__WORK REQUIRED__
Every record must be transcribed in its entirety, apart from the images, which are to be omitted.
──────── MATERIALS PROVIDED ────────
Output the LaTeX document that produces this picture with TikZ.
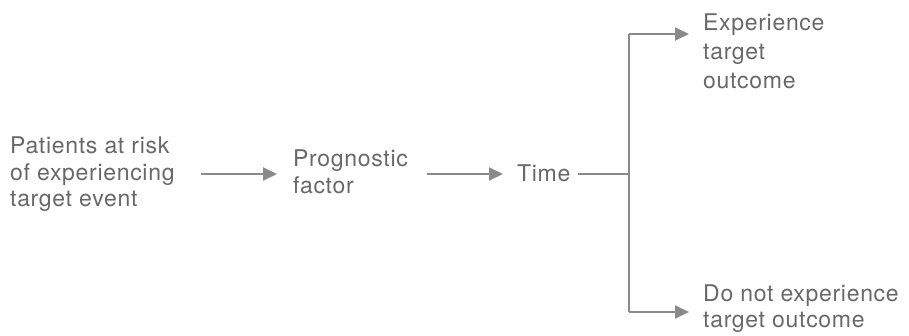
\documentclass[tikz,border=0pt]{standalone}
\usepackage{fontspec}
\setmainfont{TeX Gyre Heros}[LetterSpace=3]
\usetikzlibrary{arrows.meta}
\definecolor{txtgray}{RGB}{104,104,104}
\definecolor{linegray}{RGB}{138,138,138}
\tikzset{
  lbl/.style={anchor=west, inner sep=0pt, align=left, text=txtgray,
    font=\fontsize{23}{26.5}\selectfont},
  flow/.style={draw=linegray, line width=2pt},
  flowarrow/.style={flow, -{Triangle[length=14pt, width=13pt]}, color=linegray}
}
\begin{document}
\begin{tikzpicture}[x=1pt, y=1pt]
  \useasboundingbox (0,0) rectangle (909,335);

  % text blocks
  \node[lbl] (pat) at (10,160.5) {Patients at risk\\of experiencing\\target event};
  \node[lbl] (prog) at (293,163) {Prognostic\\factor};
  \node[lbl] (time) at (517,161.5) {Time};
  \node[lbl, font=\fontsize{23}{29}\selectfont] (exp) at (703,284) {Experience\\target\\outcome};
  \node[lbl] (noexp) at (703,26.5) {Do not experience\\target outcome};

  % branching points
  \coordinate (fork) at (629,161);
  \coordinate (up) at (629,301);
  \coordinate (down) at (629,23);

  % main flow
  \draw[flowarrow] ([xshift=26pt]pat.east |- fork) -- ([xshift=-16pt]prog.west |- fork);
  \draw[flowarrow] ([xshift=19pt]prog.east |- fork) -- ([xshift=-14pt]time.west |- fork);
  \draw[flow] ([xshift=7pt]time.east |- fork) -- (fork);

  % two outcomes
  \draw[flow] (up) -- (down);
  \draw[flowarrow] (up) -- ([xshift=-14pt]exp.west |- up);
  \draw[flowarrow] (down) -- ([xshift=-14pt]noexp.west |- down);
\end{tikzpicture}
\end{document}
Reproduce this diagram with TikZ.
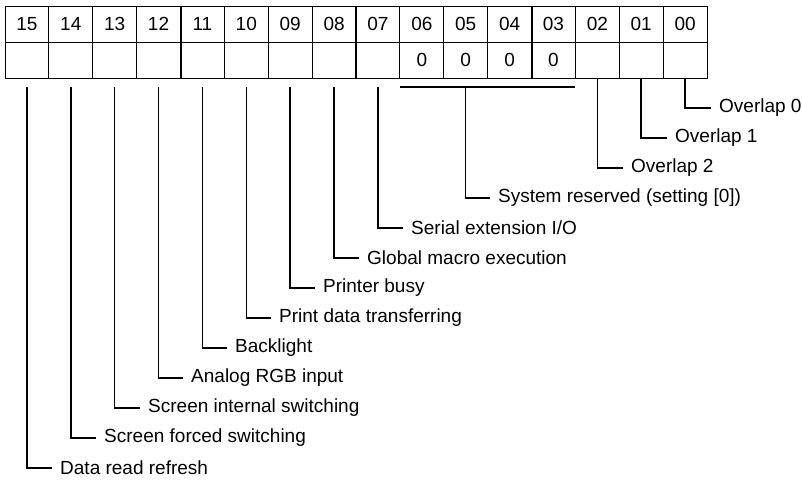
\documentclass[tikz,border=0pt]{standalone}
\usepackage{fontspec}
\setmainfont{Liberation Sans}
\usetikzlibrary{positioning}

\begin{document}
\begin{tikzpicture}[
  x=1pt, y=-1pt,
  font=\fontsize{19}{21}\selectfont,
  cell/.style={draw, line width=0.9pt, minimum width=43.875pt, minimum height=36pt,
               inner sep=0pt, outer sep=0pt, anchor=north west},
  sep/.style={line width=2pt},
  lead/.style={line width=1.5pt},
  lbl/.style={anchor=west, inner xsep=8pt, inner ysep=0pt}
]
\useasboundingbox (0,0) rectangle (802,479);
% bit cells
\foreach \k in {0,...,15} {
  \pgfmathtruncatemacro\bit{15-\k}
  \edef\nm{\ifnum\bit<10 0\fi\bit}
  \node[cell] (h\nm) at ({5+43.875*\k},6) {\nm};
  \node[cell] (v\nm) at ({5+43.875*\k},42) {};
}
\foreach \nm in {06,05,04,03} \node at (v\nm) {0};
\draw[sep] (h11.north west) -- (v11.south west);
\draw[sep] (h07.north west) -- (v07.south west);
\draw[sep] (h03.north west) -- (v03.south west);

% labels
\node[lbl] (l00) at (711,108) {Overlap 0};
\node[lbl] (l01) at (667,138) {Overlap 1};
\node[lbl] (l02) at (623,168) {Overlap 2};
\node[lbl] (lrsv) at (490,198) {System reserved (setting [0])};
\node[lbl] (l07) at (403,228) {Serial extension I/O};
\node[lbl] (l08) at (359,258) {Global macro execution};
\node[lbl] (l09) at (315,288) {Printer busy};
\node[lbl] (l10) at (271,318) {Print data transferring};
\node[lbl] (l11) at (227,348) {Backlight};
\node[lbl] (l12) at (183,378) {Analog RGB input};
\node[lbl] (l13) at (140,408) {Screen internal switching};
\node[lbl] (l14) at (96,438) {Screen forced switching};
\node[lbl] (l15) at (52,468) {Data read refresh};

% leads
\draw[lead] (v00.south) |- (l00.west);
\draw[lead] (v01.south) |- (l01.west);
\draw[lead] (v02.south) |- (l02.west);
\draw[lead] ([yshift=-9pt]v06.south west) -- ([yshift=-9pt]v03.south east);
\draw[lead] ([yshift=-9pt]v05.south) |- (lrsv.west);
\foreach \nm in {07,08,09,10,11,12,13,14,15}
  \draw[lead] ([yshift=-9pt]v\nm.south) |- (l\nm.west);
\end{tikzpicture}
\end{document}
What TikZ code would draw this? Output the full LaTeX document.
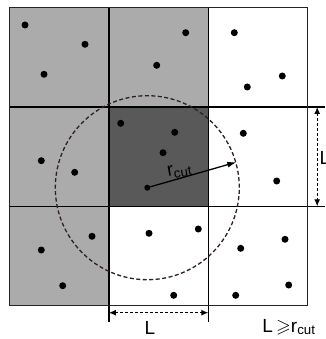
────────
__SOLUTION TO THIS EXERCISE__
Output the LaTeX document that produces this picture with TikZ.
\documentclass[tikz,border=0pt]{standalone}
\usepackage{fontspec}
\setmainfont{TeX Gyre Heros}[LetterSpace=3]
\usetikzlibrary{arrows.meta}
\definecolor{txtgray}{RGB}{104,104,104}
\definecolor{linegray}{RGB}{138,138,138}
\tikzset{
  lbl/.style={anchor=west, inner sep=0pt, align=left, text=txtgray,
    font=\fontsize{23}{26.5}\selectfont},
  flow/.style={draw=linegray, line width=2pt},
  flowarrow/.style={flow, -{Triangle[length=14pt, width=13pt]}, color=linegray}
}
\begin{document}
\begin{tikzpicture}[x=1pt, y=1pt]
  \useasboundingbox (0,0) rectangle (909,335);

  % text blocks
  \node[lbl] (pat) at (10,160.5) {Patients at risk\\of experiencing\\target event};
  \node[lbl] (prog) at (293,163) {Prognostic\\factor};
  \node[lbl] (time) at (517,161.5) {Time};
  \node[lbl, font=\fontsize{23}{29}\selectfont] (exp) at (703,284) {Experience\\target\\outcome};
  \node[lbl] (noexp) at (703,26.5) {Do not experience\\target outcome};

  % branching points
  \coordinate (fork) at (629,161);
  \coordinate (up) at (629,301);
  \coordinate (down) at (629,23);

  % main flow
  \draw[flowarrow] ([xshift=26pt]pat.east |- fork) -- ([xshift=-16pt]prog.west |- fork);
  \draw[flowarrow] ([xshift=19pt]prog.east |- fork) -- ([xshift=-14pt]time.west |- fork);
  \draw[flow] ([xshift=7pt]time.east |- fork) -- (fork);

  % two outcomes
  \draw[flow] (up) -- (down);
  \draw[flowarrow] (up) -- ([xshift=-14pt]exp.west |- up);
  \draw[flowarrow] (down) -- ([xshift=-14pt]noexp.west |- down);
\end{tikzpicture}
\end{document}
Reproduce this diagram with TikZ.
\documentclass[tikz,border=0pt]{standalone}
\usepackage{fontspec}
\setmainfont{Liberation Sans}
\usetikzlibrary{positioning}

\begin{document}
\begin{tikzpicture}[
  x=1pt, y=-1pt,
  font=\fontsize{19}{21}\selectfont,
  cell/.style={draw, line width=0.9pt, minimum width=43.875pt, minimum height=36pt,
               inner sep=0pt, outer sep=0pt, anchor=north west},
  sep/.style={line width=2pt},
  lead/.style={line width=1.5pt},
  lbl/.style={anchor=west, inner xsep=8pt, inner ysep=0pt}
]
\useasboundingbox (0,0) rectangle (802,479);
% bit cells
\foreach \k in {0,...,15} {
  \pgfmathtruncatemacro\bit{15-\k}
  \edef\nm{\ifnum\bit<10 0\fi\bit}
  \node[cell] (h\nm) at ({5+43.875*\k},6) {\nm};
  \node[cell] (v\nm) at ({5+43.875*\k},42) {};
}
\foreach \nm in {06,05,04,03} \node at (v\nm) {0};
\draw[sep] (h11.north west) -- (v11.south west);
\draw[sep] (h07.north west) -- (v07.south west);
\draw[sep] (h03.north west) -- (v03.south west);

% labels
\node[lbl] (l00) at (711,108) {Overlap 0};
\node[lbl] (l01) at (667,138) {Overlap 1};
\node[lbl] (l02) at (623,168) {Overlap 2};
\node[lbl] (lrsv) at (490,198) {System reserved (setting [0])};
\node[lbl] (l07) at (403,228) {Serial extension I/O};
\node[lbl] (l08) at (359,258) {Global macro execution};
\node[lbl] (l09) at (315,288) {Printer busy};
\node[lbl] (l10) at (271,318) {Print data transferring};
\node[lbl] (l11) at (227,348) {Backlight};
\node[lbl] (l12) at (183,378) {Analog RGB input};
\node[lbl] (l13) at (140,408) {Screen internal switching};
\node[lbl] (l14) at (96,438) {Screen forced switching};
\node[lbl] (l15) at (52,468) {Data read refresh};

% leads
\draw[lead] (v00.south) |- (l00.west);
\draw[lead] (v01.south) |- (l01.west);
\draw[lead] (v02.south) |- (l02.west);
\draw[lead] ([yshift=-9pt]v06.south west) -- ([yshift=-9pt]v03.south east);
\draw[lead] ([yshift=-9pt]v05.south) |- (lrsv.west);
\foreach \nm in {07,08,09,10,11,12,13,14,15}
  \draw[lead] ([yshift=-9pt]v\nm.south) |- (l\nm.west);
\end{tikzpicture}
\end{document}
What TikZ code would draw this? Output the full LaTeX document.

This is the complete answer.